Westmont Magazine So Excellent a Play
For 15 years, Professor John Blondell has staged imaginative and cutting-edge productions of classic plays.
“I’m fascinated by the classics, and I look for ways to play them as wholly contemporary,” he explains. “I don’t see them as museum pieces, but as full of contemporary meaning. Using modern performance practices makes them live today and gives them an urgent meaning.
“Westmont has allowed me tremendous freedom to explore material in this way,” John adds. “People assume that I’m constrained by teaching at a Christian college, but the reality is the opposite. I have more freedom than I can imagine anywhere else.”
In addition to teaching theatre arts, John directs Santa Barbara-based Lit Moon Theatre Company, which he founded in 1991 to focus on alternative theater. The ensemble has presented many well-received productions, including a 70-minute version of “Hamlet,” which debuted in 2001.
In June, the company took “Hamlet” to the Montreal Fringe Festival, where it won the Centaur Award, the first prize for drama. The honor includes an invitation to play at Montreal’s major English-language theater. In September, the Montreal English Critics Circle Awards named “Hamlet” first runner-up in the best visiting production category.
Describing the show as “smartly conceived” and “well rehearsed,” Montreal critic Matt Radz wrote in the June 16 Montreal Gazette, “I hope to see another show as original and fully realized as this ‘Hamlet’ at this year’s Fringe, but I am not betting on it.” In his theater column June 21, Radz called the show “just plain brilliant.”
John’s vision for Hamlet began in 2000 when his advanced acting class produced a short version of Shakespeare’s classic. Asking only that they not do a spoof, John told the students to experiment with the play. In the end, they performed on an empty stage, wearing jeans and black turtle-necks and using a piece of chalk to draw scenery and write lines from the play.
Intrigued with this approach, John decided to do a Lit Moon production.
“I wanted to stage how “Hamlet” exists in our cultural memory,” John says. “Even people who haven’t read the play know something about it.”
While John retained many familiar passages in the production, Hamlet never finishes the “To be or not to be,” speech; he keeps getting interrupted.
“I wanted to undercut audience expectations,” John explains.

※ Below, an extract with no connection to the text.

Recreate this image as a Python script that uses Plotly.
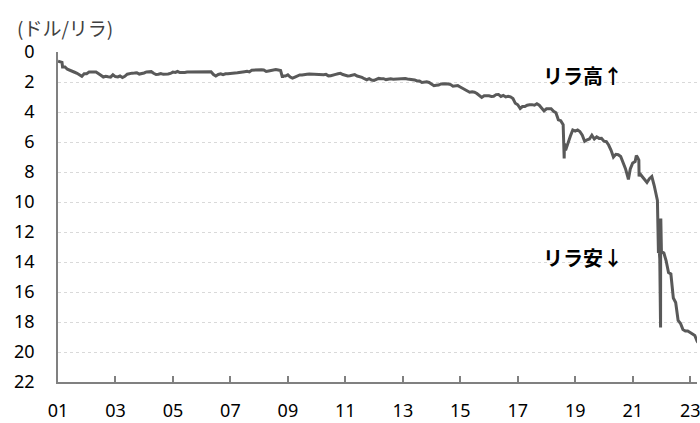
import pandas as pd
import plotly.graph_objects as go

# Month-end USD/TRY rate (lira per dollar), Jan 2001 .. Apr 2023
month_end_values = [
    # 2001
    0.67, 1.00, 1.00, 1.15, 1.20, 1.30, 1.35, 1.42, 1.55, 1.62, 1.45, 1.45,
    # 2002
    1.34, 1.36, 1.34, 1.33, 1.42, 1.55, 1.67, 1.62, 1.65, 1.67, 1.52, 1.64,
    # 2003
    1.66, 1.60, 1.70, 1.62, 1.48, 1.42, 1.41, 1.40, 1.38, 1.47, 1.45, 1.40,
    # 2004
    1.33, 1.32, 1.31, 1.42, 1.50, 1.48, 1.44, 1.49, 1.50, 1.47, 1.43, 1.34,
    # 2005
    1.36, 1.30, 1.37, 1.38, 1.37, 1.34, 1.34, 1.34, 1.35, 1.36, 1.37, 1.35,
    # 2006
    1.33, 1.32, 1.34, 1.32, 1.50, 1.60, 1.50, 1.45, 1.51, 1.45, 1.45, 1.42,
    # 2007
    1.42, 1.40, 1.39, 1.35, 1.33, 1.31, 1.28, 1.33, 1.21, 1.19, 1.20, 1.17,
    # 2008
    1.18, 1.20, 1.30, 1.27, 1.23, 1.23, 1.17, 1.20, 1.24, 1.60, 1.60, 1.52,
    # 2009
    1.67, 1.74, 1.67, 1.60, 1.53, 1.54, 1.49, 1.49, 1.47, 1.48, 1.52, 1.50,
    # 2010
    1.50, 1.55, 1.52, 1.49, 1.59, 1.58, 1.51, 1.49, 1.45, 1.42, 1.50, 1.55,
    # 2011
    1.60, 1.58, 1.55, 1.51, 1.60, 1.62, 1.69, 1.78, 1.85, 1.78, 1.87, 1.89,
    # 2012
    1.80, 1.76, 1.78, 1.78, 1.84, 1.81, 1.79, 1.81, 1.80, 1.79, 1.79, 1.78,
    # 2013
    1.77, 1.80, 1.81, 1.80, 1.86, 1.93, 1.93, 2.03, 2.02, 1.98, 2.03, 2.15,
    # 2014
    2.25, 2.22, 2.20, 2.13, 2.10, 2.12, 2.14, 2.17, 2.28, 2.24, 2.24, 2.33,
    # 2015
    2.43, 2.50, 2.60, 2.68, 2.65, 2.68, 2.77, 2.92, 3.03, 2.92, 2.91, 2.92,
    # 2016
    2.96, 2.95, 2.84, 2.83, 2.96, 2.89, 3.00, 2.96, 2.99, 3.10, 3.42, 3.52,
    # 2017
    3.77, 3.64, 3.64, 3.55, 3.52, 3.51, 3.55, 3.45, 3.55, 3.78, 3.93, 3.79,
    # 2018
    3.76, 3.78, 3.95, 4.05, 4.52, 4.58, 4.84, 6.55, 6.05, 5.60, 5.20, 5.28,
    # 2019
    5.20, 5.30, 5.55, 5.95, 5.85, 5.80, 5.55, 5.80, 5.66, 5.76, 5.75, 5.95,
    # 2020
    5.98, 6.20, 6.55, 7.00, 6.82, 6.85, 6.97, 7.36, 7.78, 8.35, 7.80, 7.40,
    # 2021
    7.30, 7.00, 8.10, 8.30, 8.50, 8.70, 8.45, 8.30, 8.90, 9.60, 13.00, 13.30,
    # 2022
    13.40, 13.90, 14.70, 14.80, 16.40, 16.70, 17.90, 18.10, 18.50, 18.60, 18.60, 18.70,
    # 2023
    18.80, 18.90, 19.30, 19.50,
]

# Intra-month points (spikes and sharp moves)
extra_dates = [
    "2001-01-02", "2001-02-21",
    "2008-10-24",
    "2018-08-10", "2018-08-13", "2018-08-16",
    "2020-11-06",
    "2021-02-15", "2021-03-19", "2021-03-22",
    "2021-11-10", "2021-11-23", "2021-12-10", "2021-12-17",
    "2021-12-20", "2021-12-21", "2021-12-23",
]
extra_values = [
    0.62, 0.69,
    1.70,
    6.40, 7.10, 6.10,
    8.50,
    6.90, 7.20, 8.30,
    9.90, 13.40, 13.80, 16.40,
    18.36, 13.00, 11.10,
]

# Axis ticks
tick_years = list(range(2001, 2024, 2))
tick_labels = [f"{y % 100:02d}" for y in tick_years]
y_ticks = list(range(0, 23, 2))

month_dates = pd.date_range("2001-01-31", periods=len(month_end_values), freq="ME")
series = pd.concat([
    pd.Series(month_end_values, index=month_dates),
    pd.Series(extra_values, index=pd.to_datetime(extra_dates)),
]).sort_index()

fig = go.Figure()
fig.add_trace(go.Scatter(
    x=series.index, y=series.values, mode="lines",
    line=dict(color="#595959", width=3),
    hoverinfo="skip",
))

tick_font = dict(family="Noto Sans, sans-serif", size=18, color="#000000")

fig.update_layout(
    width=700, height=423,
    margin=dict(l=58, r=0, t=52, b=41),
    plot_bgcolor="white", paper_bgcolor="white",
    showlegend=False,
    xaxis=dict(
        type="date",
        range=["2001-01-01", "2023-03-28"],
        tickvals=[f"{y}-01-01" for y in tick_years],
        ticktext=tick_labels,
        ticks="inside", ticklen=6, tickwidth=1.5, tickcolor="#808080",
        showline=True, linecolor="#808080", linewidth=1.5,
        showgrid=False, zeroline=False,
        tickfont=tick_font,
        ticklabelstandoff=12,
        ticklabeloverflow="allow",
    ),
    yaxis=dict(
        range=[22, 0],
        tickvals=y_ticks,
        ticks="",
        showline=True, linecolor="#808080", linewidth=1.5,
        showgrid=True, gridcolor="#d9d9d9", griddash="3px,3px", gridwidth=1,
        zeroline=False,
        tickfont=tick_font,
        ticklabelstandoff=18,
    ),
    annotations=[
        dict(text="(ドル/リラ)", xref="paper", yref="paper",
             x=-0.068, y=1.073, xanchor="left", yanchor="middle",
             showarrow=False,
             font=dict(family="Noto Sans CJK JP", size=19, color="#404040")),
        dict(text="<b>リラ高↑</b>", xref="paper", yref="paper",
             x=0.822, y=0.930, xanchor="center", yanchor="middle",
             showarrow=False,
             font=dict(family="Noto Sans CJK JP", size=20, color="#000000")),
        dict(text="<b>リラ安↓</b>", xref="paper", yref="paper",
             x=0.822, y=0.376, xanchor="center", yanchor="middle",
             showarrow=False,
             font=dict(family="Noto Sans CJK JP", size=20, color="#000000")),
    ],
)

fig.write_html("out.html", config={"displayModeBar": False},
               post_script="document.body.style.margin='0';")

Milon Kalis, a designer from Prague, created a compelling set: a 16-foot by 10-foot sheet of butcher paper on an otherwise empty stage. The paper begins as blank and pristine, but as the action proceeds, the actors cut doors and windows in it and write text all over it. By the end of the play, it becomes a tattered mess, like the lives of the characters.
John met Kalis on a trip to Prague, when he visited the designer’s studio and signed the guest book. After a lengthy e-mail correspondence, the two men decided to collaborate on “Hamlet” and “Tartuffe,” which premiered at the 2003 Lit Moon World Theater Festival in Santa Barbara in October.
Santa Barbara audiences had a chance to see “Hamlet” again during Lit Moon’s festival, and the production will travel to Poland in 2004.